5 Ways to Improve Your English in 5 Minutes Flat

Hello, darling! This is my last newsletter before I ride the holiday horse towards the horizon, but you know I would never leave you without some fabulous tips and tricks on how to improve your English while I’m away! Got 5 minutes? Great. Let’s get started.

This could be you. You want to raise the bar on your English communication skills. You don’t have a lot of time. I get it. I hear this on the daily, and guess what – improving your English can start right now (‘now’ meaning after reading this newsletter, of course!) and you don’t need a lot of time. You can make small changes today that will start taking you down the right path – small steps but all in the right direction – the final destination being Awesome English, of course! Let’s go. Each step takes just a few minutes. One of them takes less than half of a half of a minute. No excuses anymore! Got 5 seconds? Sure you do. Now let’s rock.

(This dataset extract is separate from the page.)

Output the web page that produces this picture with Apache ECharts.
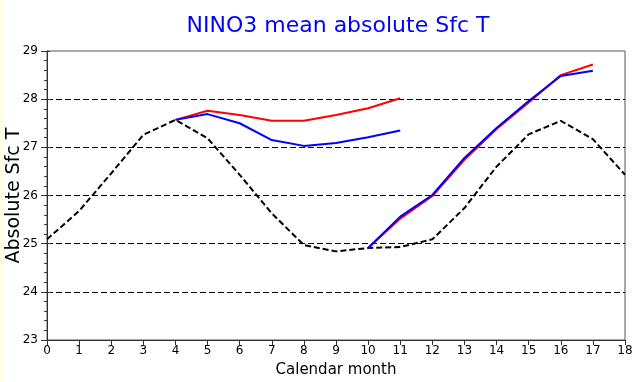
<!DOCTYPE html>
<html>
<head>
<meta charset="utf-8">
<script src="https://cdn.jsdelivr.net/npm/echarts@6/dist/echarts.min.js"></script>
<style>
  html, body { margin: 0; padding: 0; background: #ffffff; }
  #chart { width: 642px; height: 382px; }
</style>
</head>
<body>
<div id="chart"></div>
<script>
// climatology, months 0..18
const climMonths = [0, 1, 2, 3, 4, 5, 6, 7, 8, 9, 10, 11, 12, 13, 14, 15, 16, 17, 18];
const climValues = [25.09, 25.68, 26.46, 27.26, 27.57, 27.19, 26.43, 25.63, 24.97, 24.84, 24.91, 24.93, 25.09, 25.74, 26.6, 27.27, 27.55, 27.17, 26.43];

// first forecast segment
const seg1Months = [4, 5, 6, 7, 8, 9, 10, 11];
const seg1Red = [27.57, 27.76, 27.67, 27.55, 27.55, 27.67, 27.81, 28.02];
const seg1Blue = [27.57, 27.69, 27.5, 27.15, 27.03, 27.09, 27.21, 27.35];

// second forecast segment
const seg2Months = [10, 11, 12, 13, 14, 15, 16, 17];
const seg2Red = [24.91, 25.52, 25.99, 26.74, 27.38, 27.93, 28.5, 28.72];
const seg2Blue = [24.91, 25.56, 26.01, 26.78, 27.4, 27.96, 28.48, 28.59];

const pairs = (xs, ys) => xs.map((x, i) => [x, ys[i]]);

const font = '"DejaVu Sans", "Liberation Sans", sans-serif';

function line(name, data, color, dashed) {
  return {
    type: "line",
    name: name,
    data: data,
    symbol: "none",
    silent: true,
    animation: false,
    lineStyle: {
      color: color,
      width: 2,
      type: dashed ? [6, 3] : "solid",
    },
  };
}

const chart = echarts.init(document.getElementById("chart"), undefined, {
  renderer: "canvas",
});

chart.setOption({
  backgroundColor: "#ffffff",
  animation: false,
  title: {
    text: "NINO3 mean absolute Sfc T",
    left: 333,
    textAlign: "center",
    top: 10,
    textStyle: {
      color: "#0000ff",
      fontFamily: font,
      fontSize: 22,
      fontWeight: "normal",
    },
  },
  graphic: [
    {
      type: "rect",
      left: 0,
      top: 0,
      shape: { width: 4, height: 382 },
      style: { fill: "#ffffe4" },
      silent: true,
    },
  ],
  grid: {
    left: 47,
    right: 17,
    top: 51,
    bottom: 42,
    outerBoundsMode: "none",
    containLabel: false,
    show: true,
    borderColor: "#555555",
    borderWidth: 1,
  },
  xAxis: {
    type: "value",
    min: 0,
    max: 18,
    interval: 1,
    name: "Calendar month",
    nameLocation: "middle",
    nameGap: 23,
    nameMoveOverlap: false,
    nameTextStyle: { color: "#000000", fontFamily: font, fontSize: 15 },
    axisLine: { show: true, lineStyle: { color: "#333333", width: 1 } },
    axisTick: { show: true, length: 5, lineStyle: { color: "#333333" } },
    axisLabel: { color: "#000000", fontFamily: font, fontSize: 12, margin: 5 },
    splitLine: { show: false },
  },
  yAxis: [
    {
      type: "value",
      min: 23,
      max: 29,
      interval: 1,
      name: "Absolute Sfc T",
      nameLocation: "middle",
      nameGap: 23,
      nameMoveOverlap: false,
      nameTextStyle: { color: "#000000", fontFamily: font, fontSize: 19 },
      axisLine: { show: true, lineStyle: { color: "#333333", width: 1 } },
      axisTick: { show: true, length: 6, lineStyle: { color: "#333333" } },
      minorTick: { show: true, splitNumber: 5, length: 3, lineStyle: { color: "#333333" } },
      axisLabel: { color: "#000000", fontFamily: font, fontSize: 12, margin: 9 },
      splitLine: {
        show: true,
        showMinLine: false,
        showMaxLine: false,
        lineStyle: { color: "#000000", width: 1, type: [6, 3] },
      },
    },
    {
      // inner half of the major ticks
      type: "value",
      position: "left",
      offset: 0,
      min: 23,
      max: 29,
      interval: 1,
      axisLine: { show: false },
      axisTick: { show: true, inside: true, length: 3, lineStyle: { color: "#333333" } },
      axisLabel: { show: false },
      splitLine: { show: false },
    },
  ],
  series: [
    line("Climatology", pairs(climMonths, climValues), "#000000", true),
    line("Red forecast 1", pairs(seg1Months, seg1Red), "#ff0000", false),
    line("Blue forecast 1", pairs(seg1Months, seg1Blue), "#0000ff", false),
    line("Red forecast 2", pairs(seg2Months, seg2Red), "#ff0000", false),
    line("Blue forecast 2", pairs(seg2Months, seg2Blue), "#0000ff", false),
  ],
});
</script>
</body>
</html>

  1. If you have a radio alarm, set it to BBC Radio (BBC World Service is a personal favorite…oops I mean favourite) or any all –English radio program. Often a song you hear first thing in the morning (or an annoying radio jingle) will stay in your head all day, whether you like it or not. If the first thing you hear is English words, there’s a good chance that some of those words will stay with you throughout the day. (30 seconds) 
  2. Organize and activate your new words. Download the free ‘Dictionary.com’ app and mark all your new words as ‘favorites’ (by clicking on the star). This way you can keep all your new words in your phone. Use the handy audio link to hear how each new word is pronounced. (Downloading takes about 5 seconds) 
  3. For every new word you learn, learn a synonym (a word that means the same) and an antonym (a word that means the opposite), and put each new word into a sentence of your own. The Thesaurus.com app, which is part of the Dictionary.com app is a great resource for this. The more active you are in using these words, the easier these words will come to you when you need them. (5 minutes)
  4. Do what I call a Word Blitz. Set a timer for 1 minute. Think of a word and write down all the words you can think of that are connected to that word – see if you can come up with 20 words in 1 minute! This is an excellent way to expand your descriptive language. Instead of saying something was ‘big’, how about saying ‘enormous’, ‘huge’, or ‘colossal’ instead? You are fabulously diverse and your language should be too! (1 minute) 
  5. Reading and listening is not enough. Get active! If you read an article, find 3 new words in it and activate them that day. (5 minutes) Write a summary about what you’ve just heard or read. Grab my online courses and watch my video masterclasses and do the worksheets (www.businessenglishcommunication.com or www.rockyourenglish.com). Keep an English diary. Skype with a friend in English. Have an office rule that all coffee breaks will be held in English, or that everyone at work speaks English until lunch. (Have lunch at 3 pm.)

I hope that this helps you realize that improving your English communication does not take a lot of time. At all. What it does take is commitment and the desire to learn and improve. It only takes a bit of effort – setting a timer, downloading an app (and using it), but the results will make it all worthwhile. Trust me. (If you don’t have 1 minute to improve your English, then you are spending waaaaay too much time watching cats playing piano on You Tube. Stop that.)

Ok, enough reading. Now start DOING. Use it or lose it, darlings! And yes, you can go back to watching cat videos when you are done. But only if you write a summary about it afterwards!
Have a great summer, my dear. I’ll be back in your inbox in a few short weeks!